___ Data section ___

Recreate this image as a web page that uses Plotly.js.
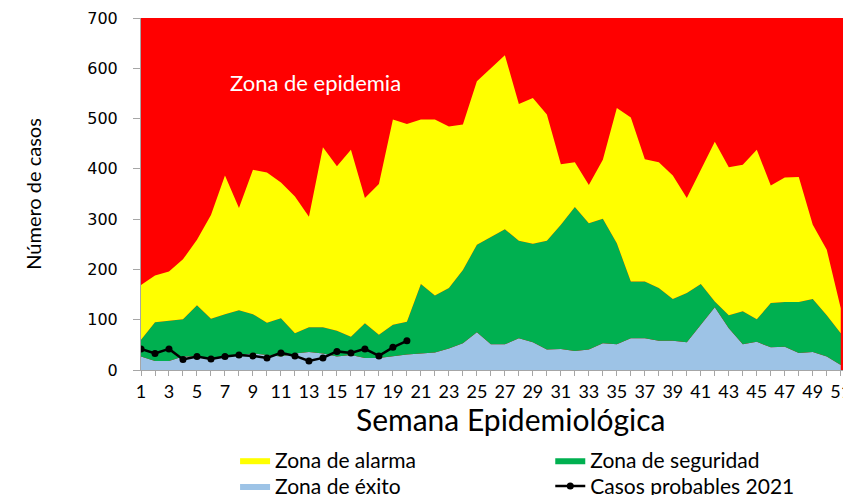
<!DOCTYPE html>
<html>
<head>
<meta charset="utf-8">
<script src="https://cdn.plot.ly/plotly-3.0.1.min.js"></script>
<style>
  body { margin: 0; background: #fff; }
  #myPlot { width: 843px; height: 495px; }
</style>
</head>
<body>
<div id="myPlot"></div>
<script>
// semanas epidemiologicas del canal endemico
const semanas = [1,2,3,4,5,6,7,8,9,10,11,12,13,14,15,16,17,18,19,20,21,22,23,24,25,26,
                 27,28,29,30,31,32,33,34,35,36,37,38,39,40,41,42,43,44,45,46,47,48,49,50,51];

// limite superior de cada zona (numero de casos)
const exito = [27,18,18,27,27,24,27,30,33,30,27,33,36,33,27,30,24,24,28,31,
               33,35,43,53,75,51,51,63,55,41,42,38,41,53,51,63,63,58,58,55,
               90,125,83,51,56,45,46,34,36,27,10];
const seguridad = [60,95,98,101,129,102,111,119,111,94,103,73,85,85,78,66,93,70,90,96,
                   171,148,163,199,249,265,280,257,251,257,289,324,292,301,252,176,176,163,141,153,
                   171,136,109,117,101,133,135,135,141,109,73];
const alarma = [169,188,196,220,259,308,387,322,398,393,373,345,305,443,405,438,342,370,498,489,
                498,498,484,488,574,600,626,529,541,508,409,413,368,418,521,502,419,413,387,342,
                398,454,403,408,438,367,383,384,289,239,123];

// casos probables 2021
const semanas2021 = [1,2,3,4,5,6,7,8,9,10,11,12,13,14,15,16,17,18,19,20];
const casos2021 = [42,33,42,21,27,22,27,30,28,24,34,28,18,24,37,34,42,28,45,58];

const gris = "#a6a6a6";
const letra = "Lato, 'Open Sans', sans-serif";

const data = [
  {
    x: semanas, y: exito, name: "Zona de éxito",
    mode: "lines", fill: "tozeroy", fillcolor: "#9DC3E6",
    line: {width: 0}, legend: "legend3"
  },
  {
    x: semanas, y: seguridad, name: "Zona de seguridad",
    mode: "lines", fill: "tonexty", fillcolor: "#00B050",
    line: {width: 0}, legend: "legend2"
  },
  {
    x: semanas, y: alarma, name: "Zona de alarma",
    mode: "lines", fill: "tonexty", fillcolor: "#FFFF00",
    line: {width: 0}, legend: "legend"
  },
  {
    x: semanas2021, y: casos2021, name: "Casos probables 2021",
    mode: "lines+markers",
    line: {color: "#000000", width: 2.5},
    marker: {color: "#000000", size: 7},
    legend: "legend4"
  }
];

// una leyenda por entrada para dejar la rejilla de 2x2 del original
function leyenda(x, y) {
  return {
    x: x, y: y, xanchor: "left", yanchor: "top",
    itemwidth: 30,
    maxheight: 200,
    bgcolor: "rgba(0,0,0,0)",
    font: {family: letra, size: 21, color: "#000"}
  };
}

const layout = {
  width: 843,
  height: 495,
  margin: {l: 141, r: 0, t: 18, b: 125, autoexpand: false},
  paper_bgcolor: "#ffffff",
  plot_bgcolor: "#FF0000",
  showlegend: true,
  xaxis: {
    range: [1, 51.16],
    tick0: 1, dtick: 2,
    ticks: "outside", ticklen: 5, tickcolor: gris,
    minor: {dtick: 1, ticks: "outside", ticklen: 5, tickcolor: gris, showgrid: false},
    showline: true, linecolor: gris, linewidth: 1,
    showgrid: false, zeroline: false,
    ticklabeloverflow: "allow",
    tickfont: {family: letra, size: 18, color: "#000"}
  },
  yaxis: {
    range: [0, 700], dtick: 100,
    ticks: "outside", ticklen: 7, tickcolor: gris,
    showline: true, linecolor: gris, linewidth: 1,
    showgrid: false, zeroline: false,
    ticklabelstandoff: 12,
    tickfont: {family: "'DejaVu Sans', Verdana, sans-serif", size: 16, color: "#000"},
    title: {text: "Número de casos", standoff: 40,
            font: {family: letra, size: 20, color: "#000"}}
  },
  legend: leyenda(0.134, -0.199),
  legend2: leyenda(0.583, -0.199),
  legend3: leyenda(0.134, -0.272),
  legend4: leyenda(0.583, -0.272),
  annotations: [
    {
      text: "Zona de epidemia", x: 13.45, y: 571, xref: "x", yref: "y",
      showarrow: false, font: {family: letra, size: 22, color: "#ffffff"}
    },
    {
      text: "Semana Epidemiológica", x: 0.527, y: -0.139, xref: "paper", yref: "paper",
      xanchor: "center", yanchor: "middle",
      showarrow: false, font: {family: letra, size: 30, color: "#000"}
    }
  ]
};

Plotly.newPlot("myPlot", data, layout, {displayModeBar: false, staticPlot: true});
</script>
</body>
</html>
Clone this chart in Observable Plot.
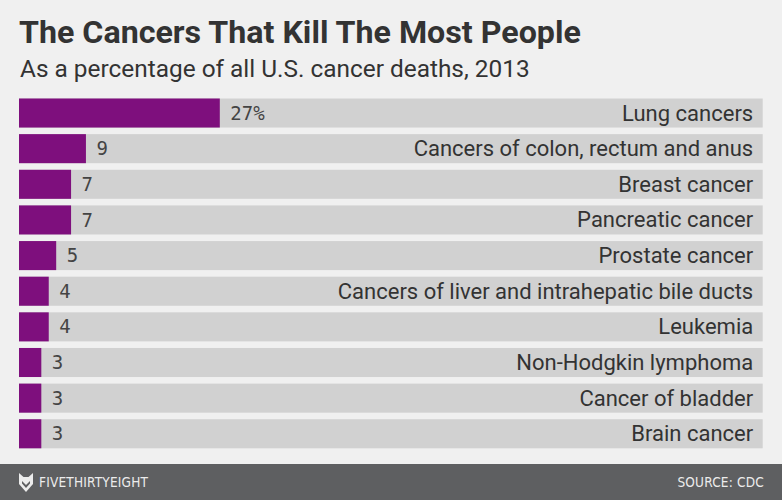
<!DOCTYPE html>
<html>
<head>
<meta charset="utf-8">
<script src="https://cdn.jsdelivr.net/npm/d3@7"></script>
<script src="https://cdn.jsdelivr.net/npm/@observablehq/plot@0.6"></script>
<style>
  html, body { margin: 0; padding: 0; background: #f0f0f0; }
  #wrap { width: 782px; height: 500px; position: relative; overflow: hidden; background: #f0f0f0; }
  #header { position: relative; height: 92px; }
  #title { position: absolute; left: 19px; top: 15.8px; font: 700 32.2px/32.2px Roboto, sans-serif; color: #333; white-space: nowrap; }
  #subtitle { position: absolute; left: 20px; top: 56.5px; font: 400 24.4px/24.4px Roboto, sans-serif; color: #333; white-space: nowrap; }
  #chart svg { display: block; }
  #footer { position: absolute; left: 0; top: 464px; width: 782px; height: 36px; background: #5e5f61;
            display: flex; align-items: center; justify-content: space-between; box-sizing: border-box; padding: 0 18px 0 19px;
            font: 400 13.5px "DejaVu Sans Condensed", sans-serif; color: #ececec; letter-spacing: 0.2px; }
  #brand { display: flex; align-items: center; gap: 6px; }
</style>
</head>
<body>
<div id="wrap">
  <div id="header">
    <div id="title">The Cancers That Kill The Most People</div>
    <div id="subtitle">As a percentage of all U.S. cancer deaths, 2013</div>
  </div>
  <div id="chart"></div>
  <div id="footer">
    <div id="brand">
      <svg width="14" height="19" viewBox="0 0 14 19">
        <path d="M0,0 L4.5,4 L9.5,4 L14,0 L14,11 L7,19 L0,11 Z" fill="#ececec"/>
        <path d="M3,8 L7,12 L11,8 L11,10.5 L7,15 L3,10.5 Z" fill="#5e5f61"/>
      </svg>
      <span>FIVETHIRTYEIGHT</span>
    </div>
    <div>SOURCE: CDC</div>
  </div>
</div>
<script>
const categories = [
  "Lung cancers",
  "Cancers of colon, rectum and anus",
  "Breast cancer",
  "Pancreatic cancer",
  "Prostate cancer",
  "Cancers of liver and intrahepatic bile ducts",
  "Leukemia",
  "Non-Hodgkin lymphoma",
  "Cancer of bladder",
  "Brain cancer"
];
const values = [27, 9, 7, 7, 5, 4, 4, 3, 3, 3];
const valueLabels = ["27%", "9", "7", "7", "5", "4", "4", "3", "3", "3"];
const trackMax = 100;

const data = categories.map((c, i) => ({category: c, value: values[i], label: valueLabels[i]}));

const chart = Plot.plot({
  width: 782,
  height: 372,
  marginTop: 6.5,
  marginBottom: 15.7,
  marginLeft: 19,
  marginRight: 19.3,
  style: {background: "transparent", overflow: "visible"},
  x: {domain: [0, trackMax], axis: null},
  y: {domain: categories, axis: null, paddingInner: 0.185, paddingOuter: 0, round: false},
  marks: [
    Plot.barX(data, {y: "category", x1: 0, x2: trackMax, fill: "#d1d1d1"}),
    Plot.barX(data, {y: "category", x1: 0, x2: "value", fill: "#7e0f7d"}),
    Plot.text(data, {y: "category", x: "value", text: "label", dx: 10, textAnchor: "start",
      fill: "#444", fontSize: 19, fontFamily: "DejaVu Sans Mono"}),
    Plot.text(data, {y: "category", x: trackMax, text: "category", dx: -10, textAnchor: "end",
      fill: "#333", fontSize: 22, fontFamily: "Roboto"})
  ]
});
document.getElementById("chart").appendChild(chart);
</script>
</body>
</html>
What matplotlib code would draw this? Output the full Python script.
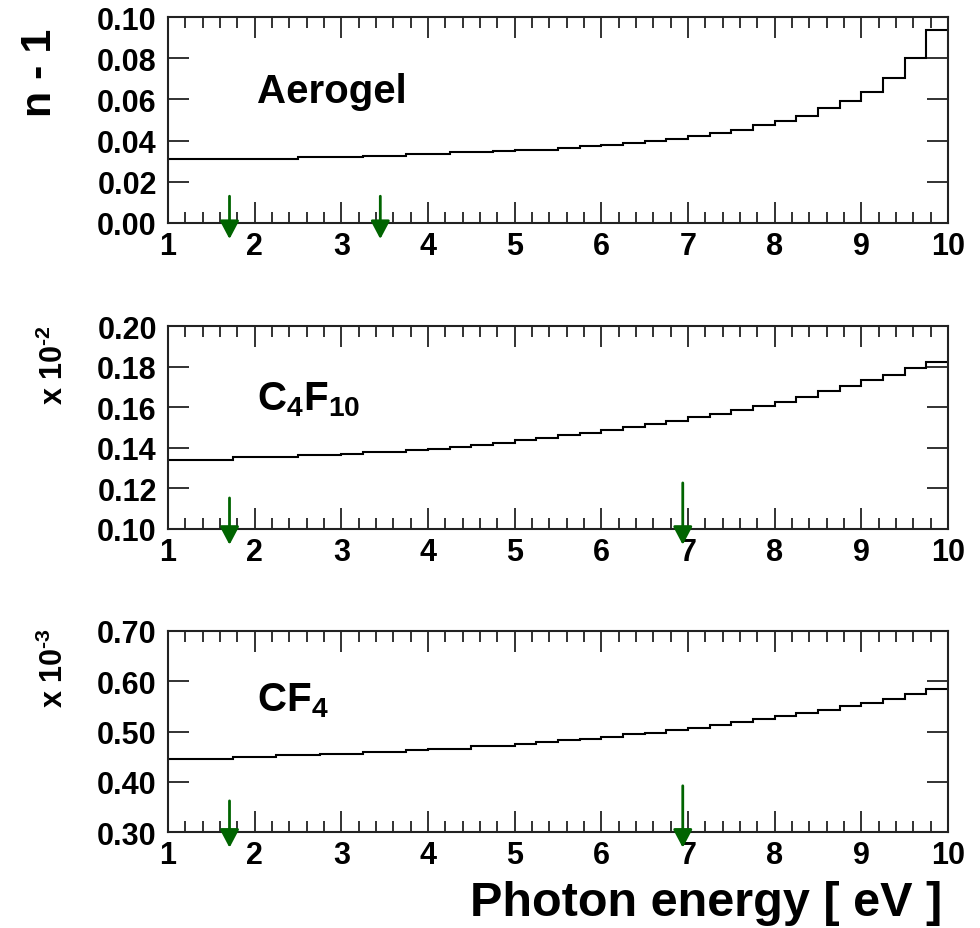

___

* Task
In the entries above, find each line with the word "script" and copy it.

* Written response
<script src="https://cdn.plot.ly/plotly-3.0.1.min.js"></script>
<script>
</script>
<script src="https://cdn.jsdelivr.net/npm/d3@7"></script>
<script src="https://cdn.jsdelivr.net/npm/@observablehq/plot@0.6"></script>
<script>
</script>
What matplotlib code would draw this? Output the full Python script.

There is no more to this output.